[Records from a data source]
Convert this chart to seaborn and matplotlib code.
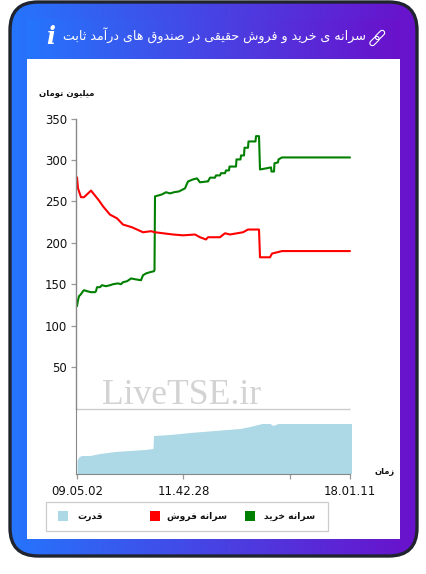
import numpy as np
import pandas as pd
import matplotlib
matplotlib.use("Agg")
import matplotlib.pyplot as plt
from matplotlib.patches import FancyBboxPatch, Rectangle
import seaborn as sns

title = "سرانه ی خرید و فروش حقیقی در صندوق های درآمد ثابت"
y_label = "میلیون تومان"
x_label = "زمان"
legend_labels = ["سرانه خرید", "سرانه فروش", "قدرت"]
legend_colors = ["#008000", "#ff0000", "#add8e6"]
y_ticks = [50, 100, 150, 200, 250, 300, 350]
x_ticks = [77, 183.5, 290, 350]
x_tick_labels = ["09.05.02", "11.42.28", "", "18.01.11"]

buy_x = [77, 78, 79, 81, 83, 84, 87, 91, 95, 96, 97, 100, 102, 106, 110, 113, 118, 121, 123, 127, 130, 131,
         135, 141, 143, 146, 150, 154, 154.5, 155, 158, 162, 166, 170, 174, 179, 185, 188, 193, 197, 200,
         207, 208, 210, 215, 216, 220, 221, 225, 226, 229, 229.5, 236, 236.5, 240.5, 241, 244, 244.5, 248,
         248.5, 255.5, 256, 259, 260, 267, 271, 271.5, 274, 274.5, 278, 278.5, 282, 350]
buy_y = [123.5, 130.7, 135.5, 138, 141.6, 142.8, 141.6, 140.4, 140.4, 141.6, 146.4, 146.4, 148.8, 147.6, 148.8,
         150, 151, 150, 152.4, 153.6, 156, 157, 156, 154.8, 160.8, 163, 164.5, 165.7, 167, 256, 257, 258.4,
         261, 259.6, 261, 262, 265.7, 274, 276.5, 277.7, 273, 274, 274, 278.6, 278.6, 281.3, 281.3, 284, 284,
         287.3, 287.3, 292, 292, 300.6, 300.6, 305.4, 305.4, 314.7, 314.7, 322.3, 322.3, 328.7, 328.7,
         288.5, 290, 291, 286, 286, 296, 297, 300.6, 303, 303]

sell_x = [77, 78, 81, 84, 87, 91, 95, 99, 103, 110, 117, 123, 132, 137, 143, 151, 155, 163, 173, 183, 195,
          200, 206, 208, 220, 225, 230, 243, 248, 259, 260, 270, 272, 282, 350]
sell_y = [279, 265.7, 255, 255, 258.4, 263, 257, 251, 244, 234, 229.5, 222, 218.7, 216, 212.7, 214, 212.7,
          211.5, 210, 209, 210, 206.7, 204, 206.7, 206.7, 211.5, 210, 212.7, 216, 216, 182.5, 182.5, 187, 190, 190]

power_x = [77, 79, 82, 90, 100, 115, 130, 145, 153, 153.5, 170, 190, 215, 240, 250, 262, 270, 273, 278, 300, 351.5]
power_y = [13, 17, 18, 18, 20, 22, 23, 24, 25, 38, 39, 41, 43, 45, 47, 50, 50, 48, 50, 50, 50]

# matplotlib does not join or reorder arabic letters, so it is done here
forms = {
    "ا": (0xFE8D, 0xFE8E), "آ": (0xFE81, 0xFE82), "د": (0xFEA9, 0xFEAA), "ر": (0xFEAD, 0xFEAE),
    "ز": (0xFEAF, 0xFEB0), "و": (0xFEED, 0xFEEE),
    "ب": (0xFE8F, 0xFE90, 0xFE91, 0xFE92), "ت": (0xFE95, 0xFE96, 0xFE97, 0xFE98),
    "ث": (0xFE99, 0xFE9A, 0xFE9B, 0xFE9C), "ح": (0xFEA1, 0xFEA2, 0xFEA3, 0xFEA4),
    "خ": (0xFEA5, 0xFEA6, 0xFEA7, 0xFEA8), "س": (0xFEB1, 0xFEB2, 0xFEB3, 0xFEB4),
    "ش": (0xFEB5, 0xFEB6, 0xFEB7, 0xFEB8), "ص": (0xFEB9, 0xFEBA, 0xFEBB, 0xFEBC),
    "ف": (0xFED1, 0xFED2, 0xFED3, 0xFED4), "ق": (0xFED5, 0xFED6, 0xFED7, 0xFED8),
    "ل": (0xFEDD, 0xFEDE, 0xFEDF, 0xFEE0), "م": (0xFEE1, 0xFEE2, 0xFEE3, 0xFEE4),
    "ن": (0xFEE5, 0xFEE6, 0xFEE7, 0xFEE8), "ه": (0xFEE9, 0xFEEA, 0xFEEB, 0xFEEC),
    "ی": (0xFBFC, 0xFBFD, 0xFBFE, 0xFBFF),
}


def fa(text):
    out = []
    for i, c in enumerate(text):
        if c not in forms:
            out.append(c)
            continue
        prev = text[i - 1] if i > 0 else " "
        nxt = text[i + 1] if i < len(text) - 1 else " "
        from_prev = prev in forms and len(forms[prev]) == 4
        to_next = nxt in forms and len(forms[c]) == 4
        if from_prev and to_next:
            k = 3
        elif to_next:
            k = 2
        elif from_prev:
            k = 1
        else:
            k = 0
        out.append(chr(forms[c][k]))
    return "".join(out[::-1])


sns.set_style("white")
plt.rcParams["font.family"] = ["DejaVu Sans"]

W, H = 427, 574
fig = plt.figure(figsize=(W / 100, H / 100), dpi=100)


def box(top, bottom, left=76.5, right=352):
    return [left / W, 1 - bottom / H, (right - left) / W, (bottom - top) / H]


# card with the gradient, coordinates in pixels
bg = fig.add_axes([0, 0, 1, 1], zorder=0)
bg.axis("off")
grad = np.linspace(0, 1, 256).reshape(1, -1, 1)
c1 = np.array([0x25, 0x75, 0xFC]) / 255
c2 = np.array([0x6A, 0x11, 0xCB]) / 255
im = bg.imshow(c1 + grad * (c2 - c1), extent=[9, 418, 557, 1], aspect="auto", zorder=1)
bg.imshow(c1 + grad * (c2 - c1), extent=[27, 400, 59, 19], aspect="auto", zorder=1.5)
bg.set_xlim(0, W)
bg.set_ylim(H, 0)
card = FancyBboxPatch((10, 2), 407, 554, boxstyle="round,pad=0,rounding_size=28",
                      fc="none", ec="#20242e", lw=2.4, zorder=3)
bg.add_patch(card)
im.set_clip_path(card)
bg.add_patch(Rectangle((27, 59), 373, 480, fc="white", ec="none", zorder=2))

bg.text(214.5, 36, fa(title), color="white", fontsize=9.1, ha="center", va="center", zorder=4)
bg.text(51, 37.5, "i", color="white", fontsize=17, family="DejaVu Serif", weight="bold", style="italic",
        ha="center", va="center", zorder=4)
for cx, cy in [(374.5, 41), (380, 35)]:
    bg.add_patch(FancyBboxPatch((cx - 2.5, cy - 5.5), 5, 11, boxstyle="round,pad=0,rounding_size=2.5",
                                fc="none", ec="white", lw=0.8, zorder=4,
                                transform=matplotlib.transforms.Affine2D().rotate_deg_around(cx, cy, 45) + bg.transData))

bg.text(67, 92.5, fa(y_label), fontsize=6.1, weight="bold", color="#111111", ha="center", va="center", zorder=4)
bg.text(385, 471, fa(x_label), fontsize=6, weight="bold", color="#111111", ha="center", va="center", zorder=4)
bg.text(182, 396, "LiveTSE.ir", fontsize=25.6, family="Liberation Serif", color="#d3d3d3",
        ha="center", va="center", zorder=4)

# legend
bg.add_patch(Rectangle((46.5, 501.5), 282, 29, fc="white", ec="#cccccc", lw=0.9, zorder=4))
for sq_x, tx, label, color in zip([245, 150, 58], [289.5, 197, 90], legend_labels, legend_colors):
    bg.add_patch(Rectangle((sq_x, 511), 10, 10, fc=color, ec="none", zorder=5))
    bg.text(tx, 516.5, fa(label), fontsize=6.6, weight="bold", color="#111111", ha="center", va="center", zorder=5)

# top part: the two per capita lines
lines = pd.concat([
    pd.DataFrame({"t": buy_x, "v": buy_y, "s": legend_labels[0]}),
    pd.DataFrame({"t": sell_x, "v": sell_y, "s": legend_labels[1]}),
])
ax = fig.add_axes(box(118.5, 408.5), zorder=2)
ax.patch.set_alpha(0)
sns.lineplot(data=lines, x="t", y="v", hue="s", palette=legend_colors[:2], estimator=None, sort=False,
             linewidth=1.5, legend=False, ax=ax)
ax.set_xlim(76.5, 352)
ax.set_ylim(0, 350)
ax.set_xlabel("")
ax.set_ylabel("")
ax.set_xticks([])
ax.set_yticks(y_ticks)
ax.tick_params(axis="y", length=3.6, width=0.9, color="#999999", labelsize=8.5, pad=3.2, left=True, labelcolor="#111111")
ax.hlines(0, 76.5, 350, color="#cccccc", lw=1, clip_on=False)
sns.despine(ax=ax, right=True, top=True, bottom=True)
ax.spines["left"].set_color("#888888")
ax.spines["left"].set_linewidth(1)

# bottom part: power area
ax2 = fig.add_axes(box(408.5, 473.5), zorder=2)
ax2.patch.set_alpha(0)
ax2.fill_between(power_x, power_y, 0, color=legend_colors[2], lw=0)
ax2.set_xlim(76.5, 352)
ax2.set_ylim(0, 65)
ax2.set_yticks([])
ax2.set_xticks(x_ticks)
ax2.set_xticklabels(x_tick_labels)
ax2.tick_params(axis="x", length=3.6, width=0.9, color="#999999", labelsize=8.5, pad=5, bottom=True, labelcolor="#111111")
sns.despine(ax=ax2, right=True, top=True)
ax2.spines["left"].set_color("#888888")
ax2.spines["bottom"].set_color("#888888")
ax2.spines["bottom"].set_bounds(76.5, 350)

fig.savefig("out.png", dpi=100)
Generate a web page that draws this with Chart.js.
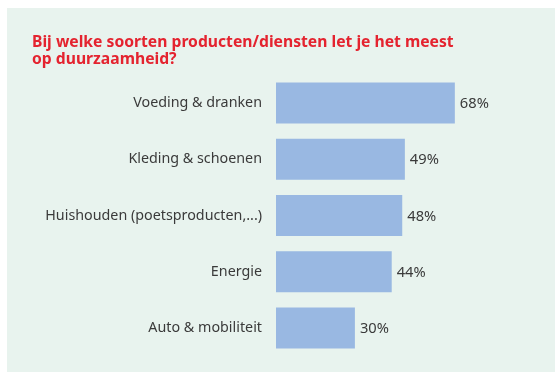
<!DOCTYPE html>
<html>
<head>
<meta charset="utf-8">
<script src="https://cdn.jsdelivr.net/npm/chart.js@4"></script>
<style>
  html, body { margin: 0; padding: 0; background: #fff; }
  #panel { position: absolute; left: 7px; top: 8px; width: 548px; height: 364px; background: #e8f3ee; }
  #wrap { position: absolute; left: 0; top: 0; width: 555px; height: 372px; }
</style>
</head>
<body>
<div id="panel"></div>
<div id="wrap"><canvas id="myChart" width="555" height="372"></canvas></div>
<script>
const TITLE = ["Bij welke soorten producten/diensten let je het meest", "op duurzaamheid?"];
const categories = [
  "Voeding & dranken",
  "Kleding & schoenen",
  "Huishouden (poetsproducten,...)",
  "Energie",
  "Auto & mobiliteit",
];
const values = [68, 49, 48, 44, 30];

const FONT = "'Noto Sans', sans-serif";
const TEXT_COLOR = "#3a3a3a";

// writes "68%" etc. next to each bar
const valueLabels = {
  id: "valueLabels",
  afterDatasetsDraw(chart) {
    const { ctx } = chart;
    const meta = chart.getDatasetMeta(0);
    ctx.save();
    ctx.font = "14.7px " + FONT;
    ctx.fillStyle = TEXT_COLOR;
    ctx.textAlign = "left";
    ctx.textBaseline = "middle";
    meta.data.forEach((bar, i) => {
      ctx.fillText(values[i] + "%", bar.x + 5, bar.y + 1);
    });
    ctx.restore();
  },
};

const ctx = document.getElementById("myChart").getContext("2d");
new Chart(ctx, {
  type: "bar",
  data: {
    labels: categories,
    datasets: [
      {
        data: values,
        backgroundColor: "#99b8e2",
        borderWidth: 0,
        barPercentage: 0.73,
        categoryPercentage: 1,
      },
    ],
  },
  options: {
    indexAxis: "y",
    responsive: false,
    animation: false,
    layout: { padding: { top: 0, left: 32, right: 16, bottom: 16 } },
    plugins: {
      legend: { display: false },
      tooltip: { enabled: false },
      title: {
        display: true,
        text: TITLE,
        align: "start",
        color: "#e4232f",
        font: { family: FONT, size: 15.7, weight: "bold", lineHeight: "17px" },
        padding: { top: 34, bottom: 7 },
      },
    },
    scales: {
      x: { display: false, min: 0, max: 100 },
      y: {
        grid: { display: false, drawTicks: false },
        border: { display: false },
        ticks: {
          color: TEXT_COLOR,
          font: { family: FONT, size: 14.3 },
          padding: 14,
        },
        afterFit(scale) {
          scale.width = 244;
          // tick padding would otherwise shrink the plot vertically
          scale.paddingTop = 0;
          scale.paddingBottom = 0;
        },
      },
    },
  },
  plugins: [valueLabels],
});
</script>
</body>
</html>
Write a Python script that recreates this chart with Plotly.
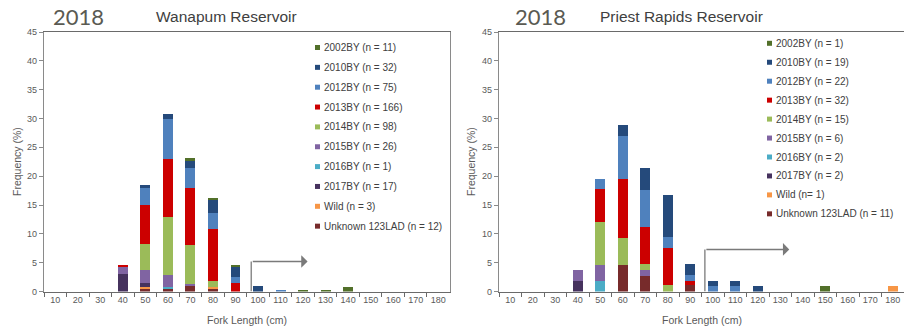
import plotly.graph_objects as go

W, H = 904, 335

# Fork length classes (cm)
length_classes = ["10", "20", "30", "40", "50", "60", "70", "80", "90",
                  "100", "110", "120", "130", "140", "150", "160", "170", "180"]

# Stacking order, bottom to top
series_names = ["Unknown 123LAD", "Wild", "2017BY", "2016BY", "2015BY",
                "2014BY", "2013BY", "2012BY", "2010BY", "2002BY"]
series_colors = ["#772b2b", "#f79646", "#46325e", "#4bacc6", "#8064a2",
                 "#9bbb59", "#cc0000", "#4f81bd", "#254a7b", "#52702a"]

# Wanapum Reservoir, frequency (%) by length class
wan_unknown = [0, 0, 0, 0, 0.35, 0.5, 1.0, 0.35, 0, 0, 0, 0, 0, 0, 0, 0, 0, 0]
wan_wild    = [0, 0, 0, 0, 0.4, 0, 0, 0.45, 0, 0, 0, 0, 0, 0, 0, 0, 0, 0]
wan_2017    = [0, 0, 0, 3.1, 0.75, 0, 0, 0, 0, 0, 0, 0, 0, 0, 0, 0, 0, 0]
wan_2016    = [0, 0, 0, 0, 0, 0.2, 0, 0, 0, 0, 0, 0, 0, 0, 0, 0, 0, 0]
wan_2015    = [0, 0, 0, 1.15, 2.3, 2.1, 0.3, 0, 0, 0, 0, 0, 0, 0, 0, 0, 0, 0]
wan_2014    = [0, 0, 0, 0, 4.5, 10.1, 6.8, 1.0, 0, 0, 0, 0, 0, 0, 0, 0, 0, 0]
wan_2013    = [0, 0, 0, 0.3, 6.75, 10.1, 9.8, 9.05, 1.5, 0, 0, 0, 0, 0, 0, 0, 0, 0]
wan_2012    = [0, 0, 0, 0, 2.85, 6.9, 3.55, 2.85, 1.0, 0, 0.2, 0, 0, 0, 0, 0, 0, 0]
wan_2010    = [0, 0, 0, 0, 0.5, 0.9, 1.2, 2.2, 1.8, 0.9, 0, 0, 0, 0, 0, 0, 0, 0]
wan_2002    = [0, 0, 0, 0, 0, 0, 0.45, 0.3, 0.2, 0, 0, 0.2, 0.2, 0.7, 0, 0, 0, 0]

# Priest Rapids Reservoir, frequency (%) by length class
pr_unknown = [0, 0, 0, 0, 0, 4.6, 2.7, 0, 1.05, 0, 0, 0, 0, 0, 0, 0, 0, 0]
pr_wild    = [0, 0, 0, 0, 0, 0, 0, 0, 0, 0, 0, 0, 0, 0, 0, 0, 0, 0.9]
pr_2017    = [0, 0, 0, 1.8, 0, 0, 0, 0, 0, 0, 0, 0, 0, 0, 0, 0, 0, 0]
pr_2016    = [0, 0, 0, 0, 1.9, 0, 0, 0, 0, 0, 0, 0, 0, 0, 0, 0, 0, 0]
pr_2015    = [0, 0, 0, 1.85, 2.7, 0, 1.05, 0, 0, 0, 0, 0, 0, 0, 0, 0, 0, 0]
pr_2014    = [0, 0, 0, 0, 7.45, 4.7, 0.95, 1.05, 0, 0, 0, 0, 0, 0, 0, 0, 0, 0]
pr_2013    = [0, 0, 0, 0, 5.65, 10.15, 6.5, 6.45, 0.8, 0, 0, 0, 0, 0, 0, 0, 0, 0]
pr_2012    = [0, 0, 0, 0, 1.75, 7.45, 6.45, 1.9, 0.95, 1.0, 1.0, 0, 0, 0, 0, 0, 0, 0]
pr_2010    = [0, 0, 0, 0, 0, 1.95, 3.75, 7.3, 1.9, 0.9, 0.9, 1.0, 0, 0, 0, 0, 0, 0]
pr_2002    = [0, 0, 0, 0, 0, 0, 0, 0, 0, 0, 0, 0, 0, 0, 0.9, 0, 0, 0]

# Legend labels, top to bottom
wan_labels = ["2002BY (n = 11)", "2010BY (n = 32)", "2012BY (n = 75)",
              "2013BY (n = 166)", "2014BY (n = 98)", "2015BY (n = 26)",
              "2016BY (n = 1)", "2017BY (n = 17)", "Wild (n = 3)",
              "Unknown 123LAD (n = 12)"]
pr_labels = ["2002BY (n = 1)", "2010BY (n = 19)", "2012BY (n = 22)",
             "2013BY (n = 32)", "2014BY (n = 15)", "2015BY (n = 6)",
             "2016BY (n = 2)", "2017BY (n = 2)", "Wild (n= 1)",
             "Unknown 123LAD (n = 11)"]

wan_series = [wan_unknown, wan_wild, wan_2017, wan_2016, wan_2015,
              wan_2014, wan_2013, wan_2012, wan_2010, wan_2002]
pr_series = [pr_unknown, pr_wild, pr_2017, pr_2016, pr_2015,
             pr_2014, pr_2013, pr_2012, pr_2010, pr_2002]


def px(x):
    return x / W


def py(y):
    return 1 - y / H


fig = go.Figure()
for name, color, vals in zip(series_names, series_colors, wan_series):
    fig.add_trace(go.Bar(x=length_classes, y=vals, name=name, marker_color=color,
                         marker_line_width=0, xaxis="x", yaxis="y", showlegend=False))
for name, color, vals in zip(series_names, series_colors, pr_series):
    fig.add_trace(go.Bar(x=length_classes, y=vals, name=name, marker_color=color,
                         marker_line_width=0, xaxis="x2", yaxis="y2", showlegend=False))

tick_font = dict(family="Liberation Sans, Arial", size=9, color="#595959")
xcommon = dict(type="category", categoryorder="array", categoryarray=length_classes,
               range=[-0.5, 17.5], showline=True, linecolor="#6a6a6a", linewidth=1.3,
               mirror=True, ticks="outside", ticklen=4, tickcolor="#6a6a6a",
               tickson="boundaries", tickangle=0, tickfont=tick_font, showgrid=False,
               zeroline=False, automargin=False, fixedrange=True)
ycommon = dict(range=[0, 45], dtick=5, showline=True, linecolor="#8a8a8a",
               linewidth=1.3, mirror=True, ticks="outside", ticklen=4,
               tickcolor="#8a8a8a", tickfont=tick_font, showgrid=False,
               zeroline=False, automargin=False, fixedrange=True)

plot_top, plot_bottom = 32, 291.5
fig.update_layout(
    width=W, height=H,
    margin=dict(l=0, r=0, t=0, b=0),
    paper_bgcolor="white", plot_bgcolor="white",
    barmode="stack", bargap=0.56,
    showlegend=False,
    font=dict(family="Liberation Sans, Arial", color="#404040"),
    xaxis=dict(domain=[px(44), px(449.5)], anchor="y", **xcommon),
    yaxis=dict(domain=[py(plot_bottom), py(plot_top)], anchor="x", **ycommon),
    xaxis2=dict(domain=[px(499), px(904)], anchor="y2", **xcommon),
    yaxis2=dict(domain=[py(plot_bottom), py(plot_top)], anchor="x2", **ycommon),
)

annotations = []
shapes = []


def note(x, y, text, **kw):
    d = dict(x=px(x), y=py(y), xref="paper", yref="paper", text=text,
             showarrow=False, xanchor="center", yanchor="middle")
    d.update(kw)
    annotations.append(d)


# Panel headings
for x_year, x_title, title in [(78, 227, "Wanapum Reservoir"),
                               (540, 681, "Priest Rapids Reservoir")]:
    note(x_year, 16, "2018",
         font=dict(family="Lato, Liberation Sans", size=22, color="#5a5a52"))
    note(x_title, 16, title,
         font=dict(family="Liberation Sans, Arial", size=15.5, color="#404040"))

# Axis titles
for x_ytitle, x_xtitle in [(17, 246.5), (471, 701.5)]:
    note(x_ytitle, 162, "Frequency (%)", textangle=-90,
         font=dict(size=10.5, color="#595959"))
    note(x_xtitle, 320, "Fork Length (cm)", font=dict(size=10.5, color="#595959"))

# Legends (swatch + label), top to bottom
legend_colors = series_colors[::-1]
for labels, x0, y0, step in [(wan_labels, 315, 47.5, 19.85), (pr_labels, 767, 43.3, 18.95)]:
    for i, (lab, col) in enumerate(zip(labels, legend_colors)):
        yc = y0 + i * step
        shapes.append(dict(type="rect", xref="paper", yref="paper",
                           x0=px(x0), x1=px(x0 + 5), y0=py(yc + 2.5), y1=py(yc - 2.5),
                           fillcolor=col, line=dict(width=0)))
        note(x0 + 6.5, yc, lab, xanchor="left", font=dict(size=10, color="#404040"))

# Bracket arrows marking the larger length classes
for xr, yr, xs, xe, ytop in [("x", "y", 8.7, 11.2, 5.2), ("x2", "y2", 8.65, 12.4, 7.3)]:
    shapes.append(dict(type="line", xref=xr, yref=yr, x0=xs, x1=xs, y0=0, y1=ytop,
                       line=dict(color="#8c8c8c", width=1.5)))
    annotations.append(dict(x=xe, y=ytop, ax=xs, ay=ytop, xref=xr, yref=yr,
                            axref=xr, ayref=yr, text="", showarrow=True,
                            arrowhead=1, arrowsize=1.4, arrowwidth=1.5,
                            arrowcolor="#7a7a7a"))

fig.update_layout(annotations=annotations, shapes=shapes)
fig.write_html("out.html")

Written instruction
Repeat only the lines from the beginning of the material through the line containing "50, 50, 50]", both ends kept, leaving pictures out.

Problem solution
Convert this chart to seaborn and matplotlib code.
import numpy as np
import pandas as pd
import matplotlib
matplotlib.use("Agg")
import matplotlib.pyplot as plt
from matplotlib.patches import FancyBboxPatch, Rectangle
import seaborn as sns

title = "سرانه ی خرید و فروش حقیقی در صندوق های درآمد ثابت"
y_label = "میلیون تومان"
x_label = "زمان"
legend_labels = ["سرانه خرید", "سرانه فروش", "قدرت"]
legend_colors = ["#008000", "#ff0000", "#add8e6"]
y_ticks = [50, 100, 150, 200, 250, 300, 350]
x_ticks = [77, 183.5, 290, 350]
x_tick_labels = ["09.05.02", "11.42.28", "", "18.01.11"]

buy_x = [77, 78, 79, 81, 83, 84, 87, 91, 95, 96, 97, 100, 102, 106, 110, 113, 118, 121, 123, 127, 130, 131,
         135, 141, 143, 146, 150, 154, 154.5, 155, 158, 162, 166, 170, 174, 179, 185, 188, 193, 197, 200,
         207, 208, 210, 215, 216, 220, 221, 225, 226, 229, 229.5, 236, 236.5, 240.5, 241, 244, 244.5, 248,
         248.5, 255.5, 256, 259, 260, 267, 271, 271.5, 274, 274.5, 278, 278.5, 282, 350]
buy_y = [123.5, 130.7, 135.5, 138, 141.6, 142.8, 141.6, 140.4, 140.4, 141.6, 146.4, 146.4, 148.8, 147.6, 148.8,
         150, 151, 150, 152.4, 153.6, 156, 157, 156, 154.8, 160.8, 163, 164.5, 165.7, 167, 256, 257, 258.4,
         261, 259.6, 261, 262, 265.7, 274, 276.5, 277.7, 273, 274, 274, 278.6, 278.6, 281.3, 281.3, 284, 284,
         287.3, 287.3, 292, 292, 300.6, 300.6, 305.4, 305.4, 314.7, 314.7, 322.3, 322.3, 328.7, 328.7,
         288.5, 290, 291, 286, 286, 296, 297, 300.6, 303, 303]

sell_x = [77, 78, 81, 84, 87, 91, 95, 99, 103, 110, 117, 123, 132, 137, 143, 151, 155, 163, 173, 183, 195,
          200, 206, 208, 220, 225, 230, 243, 248, 259, 260, 270, 272, 282, 350]
sell_y = [279, 265.7, 255, 255, 258.4, 263, 257, 251, 244, 234, 229.5, 222, 218.7, 216, 212.7, 214, 212.7,
          211.5, 210, 209, 210, 206.7, 204, 206.7, 206.7, 211.5, 210, 212.7, 216, 216, 182.5, 182.5, 187, 190, 190]

power_x = [77, 79, 82, 90, 100, 115, 130, 145, 153, 153.5, 170, 190, 215, 240, 250, 262, 270, 273, 278, 300, 351.5]
power_y = [13, 17, 18, 18, 20, 22, 23, 24, 25, 38, 39, 41, 43, 45, 47, 50, 50, 48, 50, 50, 50]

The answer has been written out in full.